[tahoe-dev] tahoe web content-renderers
warner at lothar.com
Sat Sep 24 23:09:25 UTC 2011
On 9/23/11 6:33 PM, Zooko O'Whielacronx wrote:
> Could you provide us with the New Visualizer display of a small-K
> immutable download and of a large-K immutable download so that we can
> compare the two?
Hm, that's an interesting question. I could provide a screen capture of
such a display, and if you were lucky, I might have zoomed it in to a
useful region of interest. But since it's really a zoomable/pannable
interactive display, the real way to hand you such a display would be to
Which makes me think of the "tahoe web-app" idea I've pondered in the
past, and whether it might be interesting to have content-renderers
built in to tahoe. Imagine this:
* I capture a trace of one particular download, and grab the JSON data
that represents all the timeline events
* then I store the JSON data in a tahoe grid somewhere with a
particular filename, or maybe some "content-type" metadata that says
something like "x-application/tahoe-download-timeline-json"

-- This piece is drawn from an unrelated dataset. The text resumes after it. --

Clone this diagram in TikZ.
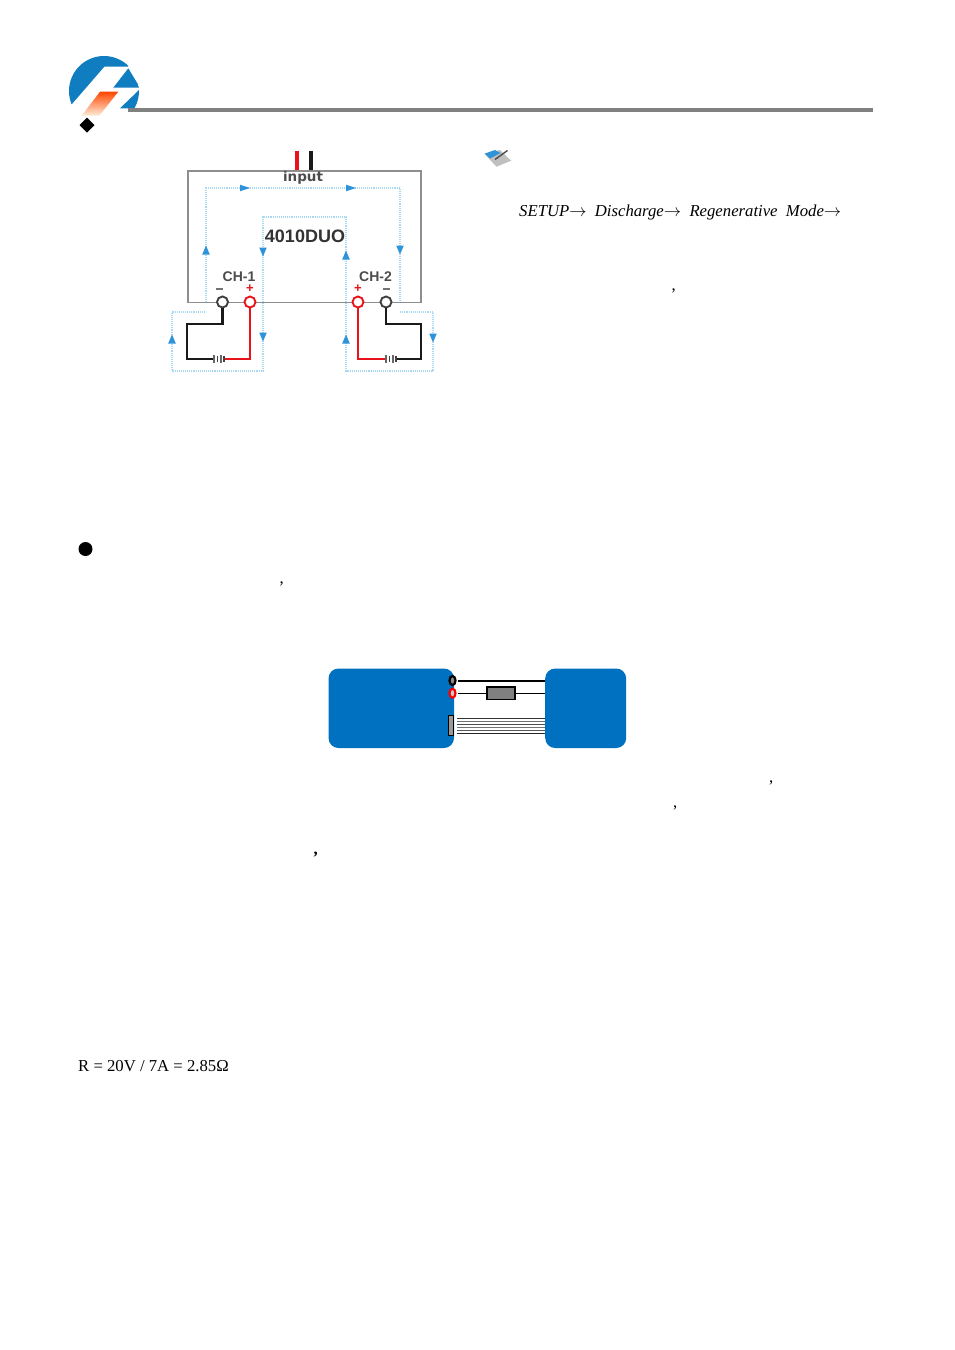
\documentclass[tikz,border=0pt]{standalone}
\usepackage{fontspec}
\setmainfont{Liberation Serif}
\setsansfont{Liberation Sans}
\newfontfamily\widesans{DejaVu Sans}
\usetikzlibrary{arrows.meta,shapes.geometric,decorations.markings,calc}
\definecolor{logoblue}{HTML}{0F7DC0}
\definecolor{boxblue}{HTML}{0070C0}
\definecolor{flowblue}{HTML}{A8D8F4}
\definecolor{arrowblue}{HTML}{2E93D8}
\definecolor{wirered}{HTML}{E8141C}
\definecolor{wireblack}{HTML}{1A1A1A}
\definecolor{framegray}{HTML}{8E8E8E}
\tikzset{
  x=1pt,y=-1pt,
  frameline/.style={draw=framegray,line width=1.6pt},
  flow/.style={draw=flowblue,line width=1.1pt,densely dotted},
  flowtip/.style={fill=arrowblue,draw=none},
  blackwire/.style={draw=wireblack,line width=2.7pt,line join=miter},
  redwire/.style={draw=wirered,line width=2.7pt,line join=miter},
  terminal/.style={circle,draw=#1,fill=white,line width=1.9pt,minimum size=11pt,inner sep=0pt},
  lab/.style={font=\sffamily\bfseries,text=black!75,inner sep=0pt},
  bluebox/.style={draw=none,fill=boxblue,rounded corners=10pt,inner sep=0pt,anchor=north west},
  pole/.style={ellipse,draw=#1,fill=black!45,line width=2.2pt,minimum width=6pt,minimum height=9pt,inner sep=0pt},
  body/.style={inner sep=0pt,anchor=base west,text=black},
}
\newcommand{\tipup}[2]{\fill[flowtip] (#1-3.8,#2+4.5) -- (#1,#2-4.5) -- (#1+3.8,#2+4.5) -- cycle;}
\newcommand{\tipdown}[2]{\fill[flowtip] (#1-3.8,#2-4.5) -- (#1,#2+4.5) -- (#1+3.8,#2-4.5) -- cycle;}
\newcommand{\tipright}[2]{\fill[flowtip] (#1-5,#2-3.3) -- (#1+5,#2) -- (#1-5,#2+3.3) -- cycle;}
\newcommand{\cellmark}[2]{%
  \draw[line width=1.3pt,draw=black!60] (#1,#2-4) -- (#1,#2+4);
  \draw[line width=1.3pt,draw=black!75] (#1+3.5,#2-3) -- (#1+3.5,#2+3);
  \draw[line width=1.3pt,draw=black!60] (#1+7,#2-4) -- (#1+7,#2+4);
  \draw[line width=1.3pt,draw=black!75] (#1+10,#2-3) -- (#1+10,#2+3);}
\begin{document}
\begin{tikzpicture}
\useasboundingbox (0,0) rectangle (954,1350);
\fill[white] (0,0) rectangle (954,1350);

% logo
\begin{scope}
  \clip (104,91) circle (35);
  \fill[logoblue] (104.3,66.7) -- (71.7,104.3) -- (60,104.3) -- (60,45) -- (140,45) -- (128.3,66.7) -- cycle;
  \fill[logoblue] (128.3,68.3) -- (113.3,87.7) -- (140,87.7) -- cycle;
  \fill[logoblue] (120,108.3) -- (139,90) -- (145,108.3) -- cycle;
\end{scope}
\shade[top color=orange!55!red,bottom color=orange!15!white] (100,91.7) -- (118.3,91.7) -- (99.3,115.7) -- (81.7,115.7) -- cycle;
\fill[black] (87,117.5) -- (94.5,125) -- (87,132.5) -- (79.5,125) -- cycle;
\draw[draw=black!50,line width=3.2pt] (128,110) -- (873,110);

% instrument frame
\node[frameline,minimum width=233pt,minimum height=131.5pt,inner sep=0pt,anchor=north west] (inst) at (187.2,170) {};

% flow paths
\draw[flow] (206,302) -- (206,188) -- (400,188) -- (400,302);
\draw[flow] (205,312) -- (172,312) -- (172,371) -- (263,371) -- (263,217) -- (346,217) -- (346,371) -- (433,371) -- (433,312) -- (400,312);

\draw[redwire,line width=3.4pt] (297,151) -- (297,170);
\draw[blackwire,line width=3.4pt] (311,151) -- (311,170);
\node[lab,font=\widesans\bfseries\fontsize{13.5}{14}\selectfont,text=black!70] (inlab) at (303,177.5) {input};
\node[lab,font=\sffamily\bfseries\fontsize{18}{18}\selectfont,text=black!80] (model) at (305,236) {4010DUO};
\node[lab,font=\sffamily\bfseries\fontsize{14}{14}\selectfont,text=black!70] (ch1) at (239,276.5) {CH-1};
\node[lab,font=\sffamily\bfseries\fontsize{14}{14}\selectfont,text=black!70] (ch2) at (375.5,276.5) {CH-2};
\fill[black!55] (216,287.5) rectangle (222.5,289.5);
\fill[black!55] (383,287.5) rectangle (389.5,289.5);
\node[lab,font=\sffamily\bfseries\fontsize{13}{13}\selectfont,text=wirered] (p1) at (250,288.5) {+};
\node[lab,font=\sffamily\bfseries\fontsize{13}{13}\selectfont,text=wirered] (p2) at (358,288.5) {+};

% flow arrowheads
\tipup{206}{250}\tipright{245}{188}\tipright{351}{188}\tipdown{400}{250}
\tipdown{263}{252}\tipup{346}{255}\tipup{172}{339}\tipdown{263}{337}\tipup{346}{339}\tipdown{433}{338}

% terminals
\node[terminal=black!75] (t1) at (222.5,302) {};
\node[terminal=wirered] (t2) at (250,302) {};
\node[terminal=wirered] (t3) at (358,302) {};
\node[terminal=black!75] (t4) at (386,302) {};

% batteries
\coordinate (b1l) at (213,359); \coordinate (b1r) at (225,359);
\coordinate (b2l) at (385,359); \coordinate (b2r) at (397,359);
\draw[blackwire] (t1.south) -- (222.5,324) -- (187,324) -- (187,359) -- (b1l);
\draw[redwire] (t2.south) -- (250,359) -- (b1r);
\draw[redwire] (t3.south) -- (358,359) -- (b2l);
\draw[blackwire] (t4.south) -- (386,324) -- (421,324) -- (421,359) -- (b2r);
\cellmark{214}{359}
\cellmark{386}{359}

% note icon
\fill[black!25] (484.5,154) -- (496.5,166.7) -- (511,160.7) -- (500,150) -- cycle;
\fill[arrowblue] (485,153.5) -- (490,158.5) -- (500.5,153) -- (495,150) -- cycle;
\draw[draw=black!70,line width=1.4pt] (495,159.5) -- (507.5,150.5);

% note text
\node[body,font=\itshape\fontsize{16.7}{16.7}\selectfont] (menu) at (519,216) {SETUP$\rightarrow$\ \ Discharge$\rightarrow$\ \ Regenerative\ \ Mode$\rightarrow$};
\node[body,font=\fontsize{16.7}{16.7}\selectfont] (c1) at (671.5,290) {,};

% bullet
\fill[black] (85.5,549) circle (7);
\node[body,font=\fontsize{16.7}{16.7}\selectfont] (c2) at (279.5,583) {,};

% wiring diagram
\node[bluebox,minimum width=125.5pt,minimum height=79.5pt] (load) at (328.3,668.3) {};
\node[bluebox,minimum width=81pt,minimum height=79.5pt] (psu) at (545,668.3) {};
\node[pole=black] (pb) at (452.5,680.5) {};
\node[pole=red,fill=black!20] (pr) at (452.5,693.2) {};
\draw[line width=2pt,black] (pb.east)++(1.5,0) -- (psu.west |- pb.east);
\node[draw=black,line width=1.4pt,fill=black!50,minimum width=28pt,minimum height=12.5pt,inner sep=0pt] (res) at (501,693.2) {};
\draw[line width=1pt,black] (pr.east)++(1.5,0) -- (res.west);
\draw[line width=1pt,black] (res.east) -- (psu.west |- res.east);
\node[draw=black,line width=1.2pt,fill=black!40,minimum width=4.5pt,minimum height=20pt,inner sep=0pt] (conn) at (451,725.5) {};
\foreach \yy/\cc in {718.5/black!80,721.5/black!55,724.5/black!70,727.5/black!55,730.5/black!65,733.5/black!85}
  \draw[line width=.8pt,draw=\cc] (457,\yy) -- (545,\yy);

% stray punctuation and formula
\node[body,font=\fontsize{16.7}{16.7}\selectfont] (c3) at (769,782) {,};
\node[body,font=\fontsize{16.7}{16.7}\selectfont] (c4) at (673,807) {,};
\node[body,font=\bfseries\fontsize{16.7}{16.7}\selectfont] (c5) at (313.5,854) {,};
\node[body,font=\fontsize{16.7}{16.7}\selectfont] (formula) at (78,1071.5) {R = 20V / 7A = 2.85Ω};
\end{tikzpicture}
\end{document}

* your tahoe client recognizes that content-type and has a JS renderer
program for it (there'd be a built-in table mapping content-type to
the filecap of a JS renderer program, along with some related static
resources like d3.js and jquery.js, maybe some extra .html or .css
* the WUI directory listing would have a "View" button next to (or
maybe in place of) the normal filename link.
* when pressed, a page is served that contains the JS renderer program
and gives it a URL that points at the data it's supposed to render
(maybe via a #fragment and XHR, or by gluing program fragments
* in the beginning, you'd want that table of renderers to be pretty
static and tightly controlled, because any program in that table gets
control over your browser environment (scoped to the same-origin as
your webapi gateway: including authority over the History API and
scripting other frames from the same gateway, allowing the program to
steal caps). In the future, when we get caja, we can reduce the
authority such programs are given, and then safely let files contain
metadata that points to a renderer of their own choosing.
You might view this as a variant/generalization of tiddly-on-tahoe
(which stores both data and renderer program in the same file). Instead,
you could store the blog/wiki data in a separate file, and give the code
a readcap (for public rendering) or a writecap (for owner editing).